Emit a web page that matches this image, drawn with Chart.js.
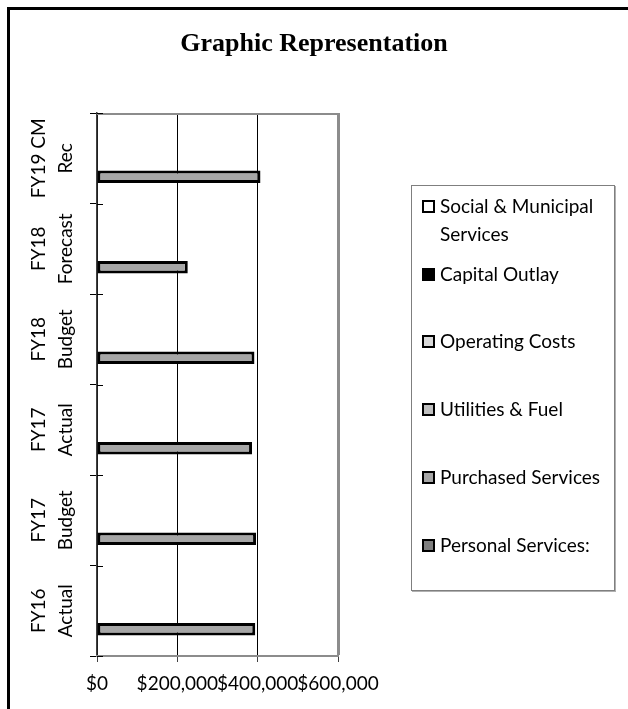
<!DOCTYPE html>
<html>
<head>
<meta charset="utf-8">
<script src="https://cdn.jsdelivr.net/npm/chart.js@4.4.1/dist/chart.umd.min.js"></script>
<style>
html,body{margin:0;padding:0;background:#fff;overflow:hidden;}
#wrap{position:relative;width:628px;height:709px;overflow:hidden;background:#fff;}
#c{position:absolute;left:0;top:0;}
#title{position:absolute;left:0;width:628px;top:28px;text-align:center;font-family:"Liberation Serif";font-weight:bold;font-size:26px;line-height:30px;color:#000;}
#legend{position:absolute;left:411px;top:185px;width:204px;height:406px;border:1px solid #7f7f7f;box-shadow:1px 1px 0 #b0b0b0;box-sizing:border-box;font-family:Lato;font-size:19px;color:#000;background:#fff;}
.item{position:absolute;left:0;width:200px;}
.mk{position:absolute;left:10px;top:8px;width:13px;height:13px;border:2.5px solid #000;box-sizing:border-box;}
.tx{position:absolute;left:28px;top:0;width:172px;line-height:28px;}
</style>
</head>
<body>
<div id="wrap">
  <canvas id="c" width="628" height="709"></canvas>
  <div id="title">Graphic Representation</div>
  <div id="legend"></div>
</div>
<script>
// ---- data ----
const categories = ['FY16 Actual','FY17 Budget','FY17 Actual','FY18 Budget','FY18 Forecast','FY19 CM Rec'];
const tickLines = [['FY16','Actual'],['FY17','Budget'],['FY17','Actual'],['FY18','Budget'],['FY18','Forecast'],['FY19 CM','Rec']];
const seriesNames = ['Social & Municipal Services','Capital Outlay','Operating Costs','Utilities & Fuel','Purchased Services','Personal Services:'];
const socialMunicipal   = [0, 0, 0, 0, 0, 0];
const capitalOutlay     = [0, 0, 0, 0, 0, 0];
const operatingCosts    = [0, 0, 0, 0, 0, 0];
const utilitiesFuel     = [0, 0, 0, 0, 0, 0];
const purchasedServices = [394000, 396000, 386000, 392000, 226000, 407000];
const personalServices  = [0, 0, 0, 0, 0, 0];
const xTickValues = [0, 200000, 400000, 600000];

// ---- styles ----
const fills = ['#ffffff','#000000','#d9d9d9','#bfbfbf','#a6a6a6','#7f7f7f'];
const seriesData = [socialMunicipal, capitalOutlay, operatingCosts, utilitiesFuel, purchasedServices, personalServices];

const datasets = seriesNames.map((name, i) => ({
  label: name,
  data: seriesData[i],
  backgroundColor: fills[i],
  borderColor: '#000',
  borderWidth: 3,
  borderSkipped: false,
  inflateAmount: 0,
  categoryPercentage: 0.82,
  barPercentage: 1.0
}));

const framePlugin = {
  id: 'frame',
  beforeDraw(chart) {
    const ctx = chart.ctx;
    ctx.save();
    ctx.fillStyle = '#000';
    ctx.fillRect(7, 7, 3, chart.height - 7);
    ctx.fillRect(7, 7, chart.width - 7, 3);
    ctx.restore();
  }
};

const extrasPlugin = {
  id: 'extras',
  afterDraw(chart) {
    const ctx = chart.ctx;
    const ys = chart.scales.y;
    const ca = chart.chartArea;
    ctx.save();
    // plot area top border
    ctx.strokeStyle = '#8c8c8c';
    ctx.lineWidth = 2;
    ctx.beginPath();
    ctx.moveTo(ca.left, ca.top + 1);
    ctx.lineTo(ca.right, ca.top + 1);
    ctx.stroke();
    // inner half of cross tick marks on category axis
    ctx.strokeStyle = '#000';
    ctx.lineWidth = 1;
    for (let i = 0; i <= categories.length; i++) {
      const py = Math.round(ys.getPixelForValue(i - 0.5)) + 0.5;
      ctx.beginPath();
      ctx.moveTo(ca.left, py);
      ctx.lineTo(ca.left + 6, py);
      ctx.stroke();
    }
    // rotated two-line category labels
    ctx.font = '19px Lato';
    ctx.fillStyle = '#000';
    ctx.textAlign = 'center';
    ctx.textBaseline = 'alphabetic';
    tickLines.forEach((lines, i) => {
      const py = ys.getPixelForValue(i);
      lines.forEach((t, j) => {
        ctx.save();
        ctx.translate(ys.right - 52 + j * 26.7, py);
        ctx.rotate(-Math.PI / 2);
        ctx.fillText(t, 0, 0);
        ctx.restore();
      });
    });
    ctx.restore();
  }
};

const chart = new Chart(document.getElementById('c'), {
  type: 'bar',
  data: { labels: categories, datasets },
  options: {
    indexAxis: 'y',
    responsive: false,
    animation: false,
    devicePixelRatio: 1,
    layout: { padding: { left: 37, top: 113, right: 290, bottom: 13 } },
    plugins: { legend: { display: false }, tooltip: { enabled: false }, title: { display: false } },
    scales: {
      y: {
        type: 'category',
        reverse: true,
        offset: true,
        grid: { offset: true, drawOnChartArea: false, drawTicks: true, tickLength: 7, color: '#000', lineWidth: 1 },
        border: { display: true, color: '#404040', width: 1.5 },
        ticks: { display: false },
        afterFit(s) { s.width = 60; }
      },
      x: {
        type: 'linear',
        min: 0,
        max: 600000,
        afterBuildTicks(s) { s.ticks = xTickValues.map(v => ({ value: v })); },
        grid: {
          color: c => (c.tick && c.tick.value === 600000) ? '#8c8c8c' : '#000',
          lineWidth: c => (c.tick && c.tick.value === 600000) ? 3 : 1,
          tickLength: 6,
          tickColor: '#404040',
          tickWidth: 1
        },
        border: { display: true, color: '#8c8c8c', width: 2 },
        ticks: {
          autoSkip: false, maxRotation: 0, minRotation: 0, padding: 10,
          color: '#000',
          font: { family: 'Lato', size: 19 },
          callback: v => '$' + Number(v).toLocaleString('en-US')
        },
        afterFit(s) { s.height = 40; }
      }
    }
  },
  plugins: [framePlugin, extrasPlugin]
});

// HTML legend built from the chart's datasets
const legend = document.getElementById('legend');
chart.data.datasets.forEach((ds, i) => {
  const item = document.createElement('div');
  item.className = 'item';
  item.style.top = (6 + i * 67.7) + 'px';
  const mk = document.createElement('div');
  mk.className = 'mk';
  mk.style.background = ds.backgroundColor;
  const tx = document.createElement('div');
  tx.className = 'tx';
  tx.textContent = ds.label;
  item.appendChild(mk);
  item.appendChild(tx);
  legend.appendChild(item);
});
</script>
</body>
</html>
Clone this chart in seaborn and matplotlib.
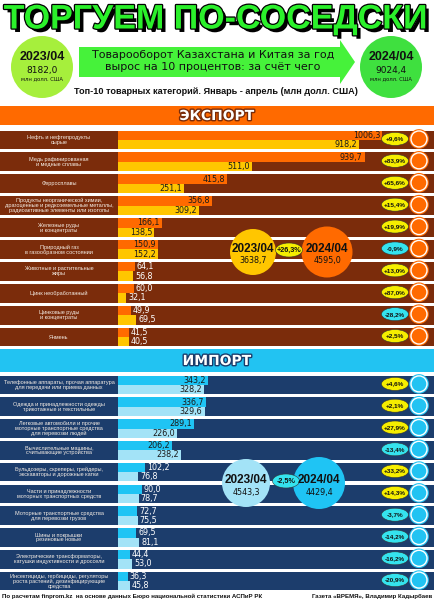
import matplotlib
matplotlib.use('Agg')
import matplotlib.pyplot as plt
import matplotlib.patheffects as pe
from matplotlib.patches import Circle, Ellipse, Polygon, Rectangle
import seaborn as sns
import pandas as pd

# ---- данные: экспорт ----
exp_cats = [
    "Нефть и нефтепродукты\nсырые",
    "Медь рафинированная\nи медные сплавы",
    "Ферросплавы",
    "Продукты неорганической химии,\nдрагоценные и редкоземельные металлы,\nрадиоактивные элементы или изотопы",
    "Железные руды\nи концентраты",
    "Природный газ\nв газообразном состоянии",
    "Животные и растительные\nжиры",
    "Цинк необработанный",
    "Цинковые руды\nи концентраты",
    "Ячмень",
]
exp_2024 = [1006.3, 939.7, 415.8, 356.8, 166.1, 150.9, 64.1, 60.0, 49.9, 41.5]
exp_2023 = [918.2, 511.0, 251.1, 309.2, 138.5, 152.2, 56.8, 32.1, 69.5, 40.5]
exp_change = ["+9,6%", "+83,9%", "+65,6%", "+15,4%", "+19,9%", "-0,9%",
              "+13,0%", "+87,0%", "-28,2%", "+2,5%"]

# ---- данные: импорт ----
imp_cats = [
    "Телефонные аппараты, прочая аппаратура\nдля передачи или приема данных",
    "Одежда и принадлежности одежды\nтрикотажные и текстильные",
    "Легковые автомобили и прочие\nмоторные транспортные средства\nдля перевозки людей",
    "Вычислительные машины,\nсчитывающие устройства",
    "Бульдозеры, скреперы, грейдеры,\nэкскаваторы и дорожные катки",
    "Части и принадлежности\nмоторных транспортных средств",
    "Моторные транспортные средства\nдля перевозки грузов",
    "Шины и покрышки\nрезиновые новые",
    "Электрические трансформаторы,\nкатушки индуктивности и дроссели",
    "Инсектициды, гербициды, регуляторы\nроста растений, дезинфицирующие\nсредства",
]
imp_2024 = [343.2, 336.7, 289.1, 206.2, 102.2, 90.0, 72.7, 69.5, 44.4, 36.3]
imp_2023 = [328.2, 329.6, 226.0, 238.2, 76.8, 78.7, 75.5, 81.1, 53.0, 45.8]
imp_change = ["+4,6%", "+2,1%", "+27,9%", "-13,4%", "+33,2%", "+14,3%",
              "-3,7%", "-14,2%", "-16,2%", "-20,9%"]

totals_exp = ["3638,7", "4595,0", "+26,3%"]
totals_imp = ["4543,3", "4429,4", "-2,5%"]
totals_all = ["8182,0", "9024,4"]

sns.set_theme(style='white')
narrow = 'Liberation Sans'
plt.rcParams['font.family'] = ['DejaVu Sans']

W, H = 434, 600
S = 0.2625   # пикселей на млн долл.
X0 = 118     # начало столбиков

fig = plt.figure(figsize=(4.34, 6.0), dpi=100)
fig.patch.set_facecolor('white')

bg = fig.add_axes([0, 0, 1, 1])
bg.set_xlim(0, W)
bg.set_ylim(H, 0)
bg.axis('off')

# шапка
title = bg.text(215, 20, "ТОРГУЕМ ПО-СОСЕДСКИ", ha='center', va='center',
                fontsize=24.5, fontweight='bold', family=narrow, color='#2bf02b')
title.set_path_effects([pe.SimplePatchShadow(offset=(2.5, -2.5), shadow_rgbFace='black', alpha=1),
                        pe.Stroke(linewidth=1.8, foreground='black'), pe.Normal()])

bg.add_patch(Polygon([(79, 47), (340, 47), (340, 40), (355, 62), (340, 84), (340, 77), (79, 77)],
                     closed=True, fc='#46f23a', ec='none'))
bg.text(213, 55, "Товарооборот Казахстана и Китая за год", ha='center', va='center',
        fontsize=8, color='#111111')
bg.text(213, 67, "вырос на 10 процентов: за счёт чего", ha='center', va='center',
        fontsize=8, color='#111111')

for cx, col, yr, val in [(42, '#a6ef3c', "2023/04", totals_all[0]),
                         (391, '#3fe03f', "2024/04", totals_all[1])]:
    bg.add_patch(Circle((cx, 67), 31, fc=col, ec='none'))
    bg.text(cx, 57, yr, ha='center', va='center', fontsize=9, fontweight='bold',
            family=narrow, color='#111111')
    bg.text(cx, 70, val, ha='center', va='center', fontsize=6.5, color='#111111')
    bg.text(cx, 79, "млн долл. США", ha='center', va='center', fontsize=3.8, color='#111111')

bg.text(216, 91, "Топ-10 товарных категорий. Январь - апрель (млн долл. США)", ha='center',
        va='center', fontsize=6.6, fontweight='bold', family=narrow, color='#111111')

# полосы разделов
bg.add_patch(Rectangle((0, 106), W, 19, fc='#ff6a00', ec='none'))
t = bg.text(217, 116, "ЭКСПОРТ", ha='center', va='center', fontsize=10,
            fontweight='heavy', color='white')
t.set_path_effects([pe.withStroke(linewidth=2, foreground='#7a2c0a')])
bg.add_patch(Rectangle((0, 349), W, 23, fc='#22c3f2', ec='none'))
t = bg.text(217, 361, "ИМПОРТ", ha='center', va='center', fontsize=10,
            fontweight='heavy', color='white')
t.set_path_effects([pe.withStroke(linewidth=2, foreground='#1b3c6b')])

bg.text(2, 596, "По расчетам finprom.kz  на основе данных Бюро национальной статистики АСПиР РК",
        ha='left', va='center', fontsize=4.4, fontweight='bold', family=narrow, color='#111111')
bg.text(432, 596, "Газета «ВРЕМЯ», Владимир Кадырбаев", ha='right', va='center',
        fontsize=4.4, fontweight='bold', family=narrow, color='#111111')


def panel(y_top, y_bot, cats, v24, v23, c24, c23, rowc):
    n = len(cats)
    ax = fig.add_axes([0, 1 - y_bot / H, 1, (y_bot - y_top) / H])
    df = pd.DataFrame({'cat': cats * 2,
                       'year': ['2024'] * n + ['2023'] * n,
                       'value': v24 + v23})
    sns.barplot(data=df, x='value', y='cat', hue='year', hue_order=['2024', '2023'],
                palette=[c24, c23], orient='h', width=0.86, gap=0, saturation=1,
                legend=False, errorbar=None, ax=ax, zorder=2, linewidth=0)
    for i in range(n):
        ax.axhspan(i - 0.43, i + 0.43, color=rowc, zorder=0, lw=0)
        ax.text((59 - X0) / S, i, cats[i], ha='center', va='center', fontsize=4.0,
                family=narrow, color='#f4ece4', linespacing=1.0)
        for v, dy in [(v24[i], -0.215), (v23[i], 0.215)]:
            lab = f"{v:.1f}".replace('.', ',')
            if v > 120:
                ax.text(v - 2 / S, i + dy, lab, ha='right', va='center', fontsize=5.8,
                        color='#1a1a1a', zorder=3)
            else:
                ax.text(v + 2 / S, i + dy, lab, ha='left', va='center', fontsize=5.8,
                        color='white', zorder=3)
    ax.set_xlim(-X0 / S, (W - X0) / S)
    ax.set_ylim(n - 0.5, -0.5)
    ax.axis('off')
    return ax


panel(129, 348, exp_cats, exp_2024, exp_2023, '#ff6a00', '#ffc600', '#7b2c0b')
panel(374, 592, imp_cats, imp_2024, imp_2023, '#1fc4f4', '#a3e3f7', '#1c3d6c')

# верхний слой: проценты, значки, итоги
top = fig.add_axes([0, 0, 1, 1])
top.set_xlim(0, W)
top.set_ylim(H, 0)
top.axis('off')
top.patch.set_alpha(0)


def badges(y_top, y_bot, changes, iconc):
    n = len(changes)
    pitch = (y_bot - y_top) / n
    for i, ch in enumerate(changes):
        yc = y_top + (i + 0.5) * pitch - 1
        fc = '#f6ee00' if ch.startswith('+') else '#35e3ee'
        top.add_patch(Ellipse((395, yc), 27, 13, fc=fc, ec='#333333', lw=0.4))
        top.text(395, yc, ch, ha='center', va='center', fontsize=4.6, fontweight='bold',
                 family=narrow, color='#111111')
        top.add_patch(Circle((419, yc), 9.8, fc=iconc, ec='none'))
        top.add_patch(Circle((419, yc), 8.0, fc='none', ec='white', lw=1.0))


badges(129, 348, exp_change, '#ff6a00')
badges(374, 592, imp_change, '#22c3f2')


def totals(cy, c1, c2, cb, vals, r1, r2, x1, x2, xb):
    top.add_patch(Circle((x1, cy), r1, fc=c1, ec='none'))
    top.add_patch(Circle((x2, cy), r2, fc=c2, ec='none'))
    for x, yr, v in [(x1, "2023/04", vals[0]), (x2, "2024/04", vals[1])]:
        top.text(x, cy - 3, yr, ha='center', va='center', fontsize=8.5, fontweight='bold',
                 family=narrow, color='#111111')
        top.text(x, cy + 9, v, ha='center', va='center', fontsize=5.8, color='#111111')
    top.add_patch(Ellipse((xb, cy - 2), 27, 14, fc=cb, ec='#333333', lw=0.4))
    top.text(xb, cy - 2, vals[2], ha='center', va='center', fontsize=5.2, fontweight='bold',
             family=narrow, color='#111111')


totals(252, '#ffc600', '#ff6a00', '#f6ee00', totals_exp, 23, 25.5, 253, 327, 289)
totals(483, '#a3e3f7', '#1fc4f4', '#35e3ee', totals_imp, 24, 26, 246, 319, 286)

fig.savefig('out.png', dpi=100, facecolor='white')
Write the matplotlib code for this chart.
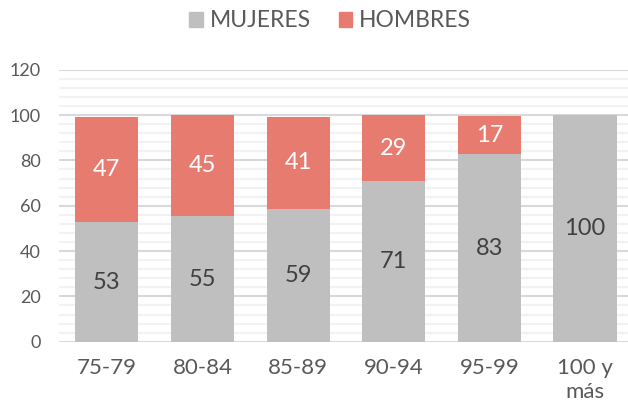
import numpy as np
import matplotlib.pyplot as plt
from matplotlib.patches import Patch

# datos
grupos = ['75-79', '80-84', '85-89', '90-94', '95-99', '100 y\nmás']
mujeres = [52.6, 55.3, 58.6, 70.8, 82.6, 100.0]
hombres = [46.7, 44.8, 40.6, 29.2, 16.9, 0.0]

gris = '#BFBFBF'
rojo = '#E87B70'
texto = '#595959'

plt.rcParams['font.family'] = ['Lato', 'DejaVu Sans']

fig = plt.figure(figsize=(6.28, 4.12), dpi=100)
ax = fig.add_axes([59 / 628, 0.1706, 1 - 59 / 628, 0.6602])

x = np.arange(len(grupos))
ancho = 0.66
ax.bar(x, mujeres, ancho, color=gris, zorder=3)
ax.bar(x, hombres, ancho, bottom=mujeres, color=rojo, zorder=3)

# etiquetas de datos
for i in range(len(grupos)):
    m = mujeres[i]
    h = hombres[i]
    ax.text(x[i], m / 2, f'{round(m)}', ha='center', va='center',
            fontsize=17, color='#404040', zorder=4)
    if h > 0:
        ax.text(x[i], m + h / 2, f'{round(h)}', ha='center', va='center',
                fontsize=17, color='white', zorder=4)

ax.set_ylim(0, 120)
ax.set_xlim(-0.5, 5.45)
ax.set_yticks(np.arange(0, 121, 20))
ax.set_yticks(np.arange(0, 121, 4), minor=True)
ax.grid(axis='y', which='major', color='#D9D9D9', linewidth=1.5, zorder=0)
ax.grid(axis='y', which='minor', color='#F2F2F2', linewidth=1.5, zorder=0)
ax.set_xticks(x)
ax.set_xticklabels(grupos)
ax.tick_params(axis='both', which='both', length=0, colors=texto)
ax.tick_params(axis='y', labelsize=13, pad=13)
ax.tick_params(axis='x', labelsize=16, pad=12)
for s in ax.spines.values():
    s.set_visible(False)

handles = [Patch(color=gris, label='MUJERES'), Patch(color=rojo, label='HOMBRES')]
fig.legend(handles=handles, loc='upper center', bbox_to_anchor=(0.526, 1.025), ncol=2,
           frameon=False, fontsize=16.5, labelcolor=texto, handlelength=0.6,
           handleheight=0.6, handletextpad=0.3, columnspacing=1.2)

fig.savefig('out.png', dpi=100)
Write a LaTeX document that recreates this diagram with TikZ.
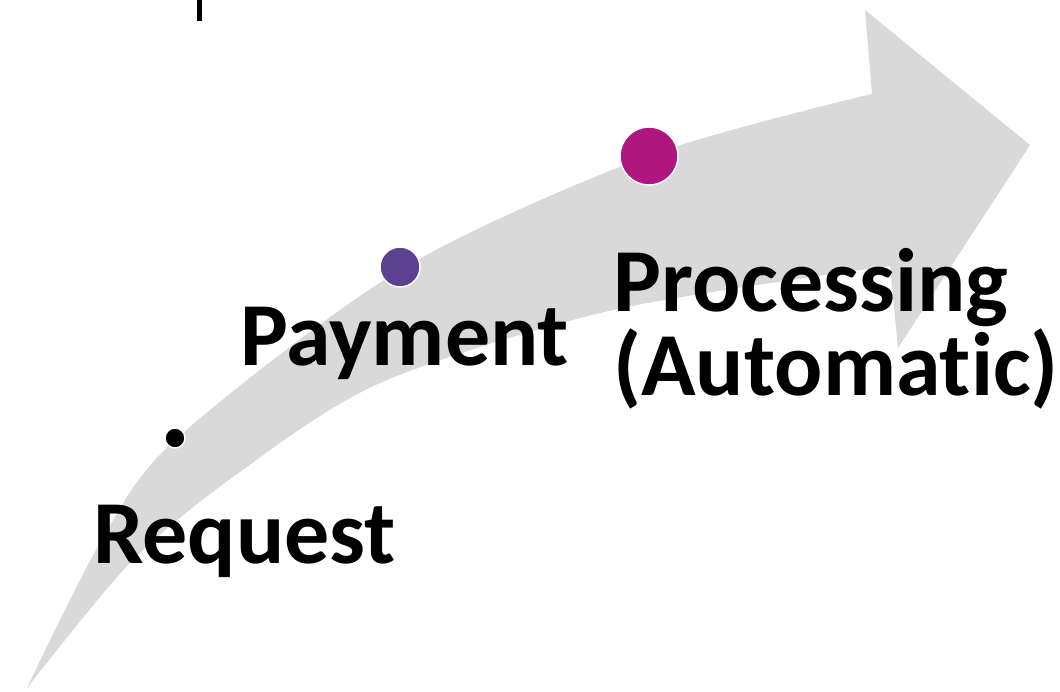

------

→ Challenge: Give the count of lines that hold the word "matplotlib", with nothing added.

→ Output for this exercise: 9